Slow and steady does it, keeping heat to a minimum.

----------


## ozwinner

With the price of copper at the moment it would be cheaper to buy a drill bit.  :Biggrin:  
Al  :Sneaktongue:

----------


## bitingmidge

> Hi. 
> There is a drill bit you can get made specifically for drilling glass.
> I dont know where you get them though. 
> Al

  Bunneys,  at the tool place.   I saw them last weekend  (or would have if I'd been in Bunneys, which I am not admitting to!  :Biggrin:  ) 
They look like cotton buds with a little sharp diamond bud on one end.  Oh alright, they don't look anything like cotton buds, but you can get them in Bunnies. 
cheers, 
P  :Biggrin:

----------


## ozwinner

> They look like cotton buds with a little sharp diamond bud on one end.  Oh alright, they don't look anything like cotton buds, but you can get them in Bunnies. 
> cheers, 
> P

  Good for cleaning out your robots ears.  :Cool:  
Al  :Smilie:

----------


## joe greiner

> You can also drill with small copper/brass rods, using an abrasive compound.  A strand of heavy gauge auto wire & Brasso can do the trick in a pinch. 
> Slow and steady does it, keeping heat to a minimum.

  Build a little moat of plastecine (modelling clay) or pottery clay around the hole to contain the cutting fluid. 
Joe

----------


## silentC

> Build a little moat of plastecine

  Beat me to it Joe.
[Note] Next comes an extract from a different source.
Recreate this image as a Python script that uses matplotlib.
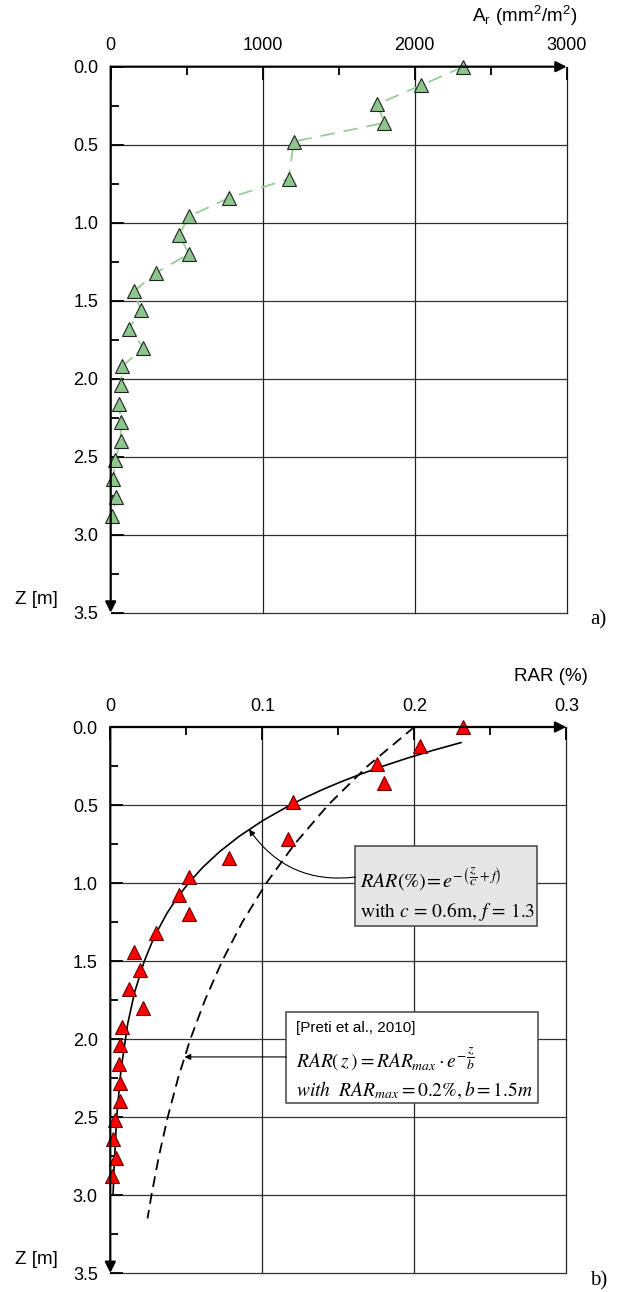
"""
Root area ratio vs depth - two stacked panels:
  a) measured root area A_r (mm2/m2) against depth
  b) same data as RAR (%), with the fitted exponential and the Preti et al. (2010) curve
"""

import numpy as np
import matplotlib
matplotlib.use("Agg")
import matplotlib.pyplot as plt
from matplotlib.patches import Rectangle
from matplotlib.ticker import MultipleLocator

plt.rcParams["font.family"] = ["Liberation Sans", "DejaVu Sans"]
plt.rcParams["mathtext.fontset"] = "stix"

W, H = 633, 1292

# --- data ---------------------------------------------------------------------

depth = [0.00, 0.12, 0.24, 0.36, 0.48, 0.72, 0.84, 0.96, 1.08, 1.20, 1.32, 1.44,
         1.56, 1.68, 1.80, 1.92, 2.04, 2.16, 2.28, 2.40, 2.52, 2.64, 2.76, 2.88]
area_r = [2320, 2040, 1755, 1800, 1205, 1170, 780, 515, 450, 515, 300, 153,
          197, 120, 215, 77, 66, 55, 66, 66, 28, 18, 37, 11]          # mm2/m2
rar = [a / 1e4 for a in area_r]                                      # mm2/m2 -> %

# fitted curve RAR = exp(-(z/c + f)), c=0.6 m, f=1.3
fit_z   = [0.10, 0.15, 0.20, 0.25, 0.30, 0.35, 0.40, 0.45, 0.50, 0.60, 0.70,
           0.80, 0.90, 1.00, 1.10, 1.20, 1.35, 1.50, 1.70, 1.90, 2.20, 2.50,
           2.80, 3.00]
fit_rar = [0.2307, 0.2122, 0.1953, 0.1797, 0.1653, 0.1521, 0.1399, 0.1287,
           0.1184, 0.1003, 0.0849, 0.0718, 0.0608, 0.0515, 0.0436, 0.0369,
           0.0287, 0.0224, 0.0160, 0.0115, 0.0070, 0.0042, 0.0026, 0.0018]

# Preti et al. 2010: RAR = 0.2 exp(-z/1.5)
preti_z   = [0.00, 0.25, 0.50, 0.75, 1.00, 1.25, 1.50, 1.75, 2.00, 2.25, 2.50,
             2.75, 3.00, 3.15]
preti_rar = [0.2000, 0.1693, 0.1433, 0.1213, 0.1027, 0.0869, 0.0736, 0.0623,
             0.0527, 0.0446, 0.0378, 0.0320, 0.0271, 0.0245]

z_ticks       = [0.0, 0.5, 1.0, 1.5, 2.0, 2.5, 3.0, 3.5]
z_labels      = ["0.0", "0.5", "1.0", "1.5", "2.0", "2.5", "3.0", "3.5"]
area_ticks    = [0, 1000, 2000, 3000]
area_labels   = ["0", "1000", "2000", "3000"]
rar_ticks     = [0.0, 0.1, 0.2, 0.3]
rar_labels    = ["0", "0.1", "0.2", "0.3"]


# --- helpers ------------------------------------------------------------------

def px_axes(fig, left, top, right, bottom):
    return fig.add_axes([left / W, 1 - bottom / H, (right - left) / W, (bottom - top) / H])


def depth_frame(ax, xticks, xlabels, xminor):
    xmax = xticks[-1]
    ax.set_xlim(0, xmax)
    ax.set_ylim(3.5, 0)
    for s in ax.spines.values():
        s.set_visible(False)
    ax.xaxis.tick_top()
    ax.set_xticks(xticks, xlabels)
    ax.set_yticks(z_ticks, z_labels)
    ax.xaxis.set_minor_locator(MultipleLocator(xminor))
    ax.yaxis.set_minor_locator(MultipleLocator(0.25))
    ax.tick_params(which="both", direction="in", width=1.3, labelsize=13, colors="black")
    ax.tick_params(which="major", length=9)
    ax.tick_params(which="minor", length=6)
    ax.tick_params(axis="x", pad=9)
    ax.tick_params(axis="y", pad=9)
    # grid: inner lines plus the closing right / bottom lines
    for x in xticks[1:]:
        ax.axvline(x, color="#222222", lw=0.9, zorder=1, clip_on=False)
    for z in z_ticks[1:]:
        ax.axhline(z, color="#333333", lw=0.9, zorder=1, clip_on=False)
    # axes with arrow heads
    arr = dict(arrowstyle="-|>", color="black", lw=1.6, mutation_scale=16,
               shrinkA=0, shrinkB=0)
    ax.annotate("", xy=(xmax, 0), xytext=(0, 0), arrowprops=arr,
                annotation_clip=False, zorder=6)
    ax.annotate("", xy=(0, 3.5), xytext=(0, 0), arrowprops=arr,
                annotation_clip=False, zorder=6)


fig = plt.figure(figsize=(W / 100, H / 100), dpi=100)

# --- a) A_r ----------------------------------------------------------------------
ax1 = px_axes(fig, 110.7, 66.7, 566.7, 612.7)
depth_frame(ax1, area_ticks, area_labels, 500)
ax1.plot(area_r, depth, ls=(0, (8, 5)), color="#99cc99", lw=1.3, zorder=3)
ax1.plot(area_r, depth, ls="none", marker="^", ms=10, mfc="#8dc68d",
         mec="#222222", mew=0.8, zorder=4, clip_on=False)

fig.text(578 / W, 1 - 16 / H, r"A$_\mathregular{r}$ (mm$^\mathregular{2}$/m$^\mathregular{2}$)",
         ha="right", va="center", fontsize=13.5)
fig.text(15 / W, 1 - 600 / H, "Z [m]", ha="left", va="center", fontsize=13.5)
fig.text(590 / W, 1 - 620 / H, "a)", ha="left", va="center", fontsize=15,
         family="Liberation Serif")

# --- b) RAR ----------------------------------------------------------------------
ax2 = px_axes(fig, 110.3, 727, 566.3, 1273)
depth_frame(ax2, rar_ticks, rar_labels, 0.05)
ax2.plot(fit_rar, fit_z, color="black", lw=1.2, zorder=3)
ax2.plot(preti_rar, preti_z, color="black", lw=1.3, ls=(0, (6, 3.5)), zorder=3)
ax2.plot(rar, depth, ls="none", marker="^", ms=10, mfc="#ff0000",
         mec="#6a0000", mew=0.8, zorder=4, clip_on=False)

# fitted-curve label box
ax2.add_patch(Rectangle((0.1612, 0.763), 0.281 - 0.1612, 1.276 - 0.763,
                        fc="#e6e6e6", ec="#444444", lw=1.1, zorder=5))
ax2.text(0.1640, 1.03, r"$RAR(\%)\!=e^{-\left(\dfrac{z}{c}+f\right)}$",
         fontsize=14.5, va="baseline", ha="left", zorder=6)
ax2.text(0.1640, 1.215, r"with $c\,=\,0.6$m, $f\,=\,$1.3",
         fontsize=14, va="baseline", ha="left", zorder=6, family="STIXGeneral")
ax2.annotate("", xy=(0.0913, 0.656), xytext=(0.1612, 0.962),
             arrowprops=dict(arrowstyle="-|>", color="black", lw=0.8,
                             mutation_scale=9, shrinkA=0, shrinkB=0,
                             connectionstyle="arc3,rad=-0.3"), zorder=5)

# Preti et al. box
ax2.add_patch(Rectangle((0.1158, 1.83), 0.2816 - 0.1158, 2.41 - 1.83,
                        fc="white", ec="#444444", lw=1.1, zorder=5))
ax2.text(0.1225, 1.955, "[Preti et al., 2010]", fontsize=11, va="baseline",
         ha="left", zorder=6)
ax2.text(0.1225, 2.18, r"$RAR(\,z\,) = RAR_{max}\cdot e^{-\dfrac{z}{b}}$",
         fontsize=14, va="baseline", ha="left", zorder=6)
ax2.text(0.1225, 2.37, r"$with\ \ RAR_{max} = 0.2\%, b = 1.5m$",
         fontsize=14, va="baseline", ha="left", zorder=6)
ax2.annotate("", xy=(0.0488, 2.115), xytext=(0.1158, 2.115),
             arrowprops=dict(arrowstyle="-|>", color="black", lw=0.8,
                             mutation_scale=9, shrinkA=0, shrinkB=0), zorder=5)

fig.text(588 / W, 1 - 676 / H, "RAR (%)", ha="right", va="center", fontsize=13.5)
fig.text(15 / W, 1 - 1260 / H, "Z [m]", ha="left", va="center", fontsize=13.5)
fig.text(590 / W, 1 - 1281 / H, "b)", ha="left", va="center", fontsize=15,
         family="Liberation Serif")

fig.savefig("out.png", dpi=100)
We just used water. Our bit was diamond tipped and I used to chuck it up in a variable speed air drill. You could use a hand drill (egg beater type). Slow and steady wins this race.

----------


## tigergrrl

Thanks for all your suggestions. I've found the required drill bit and have some plastecine..even found a friend with a bench press. I'll get through the 347 pieces of glass in no time at all! drilling very slowly of course... Thanks again  :2thumbsup:

----------


## silentC

Just make sure you have a few spares. And don't put too much pressure on the lever if you're using a drill press. Just the weight of your hand and let the drill bit do the work.

----------


## tigergrrl

Righto...a drill press...of course! that's what I'm going to use after I've done a work out with the bench press :Blush7:

----------


## Artiglass

Glass grinder and a 4mm glass grinding bit. Glass grinder is water fed so makes it all easier.

----------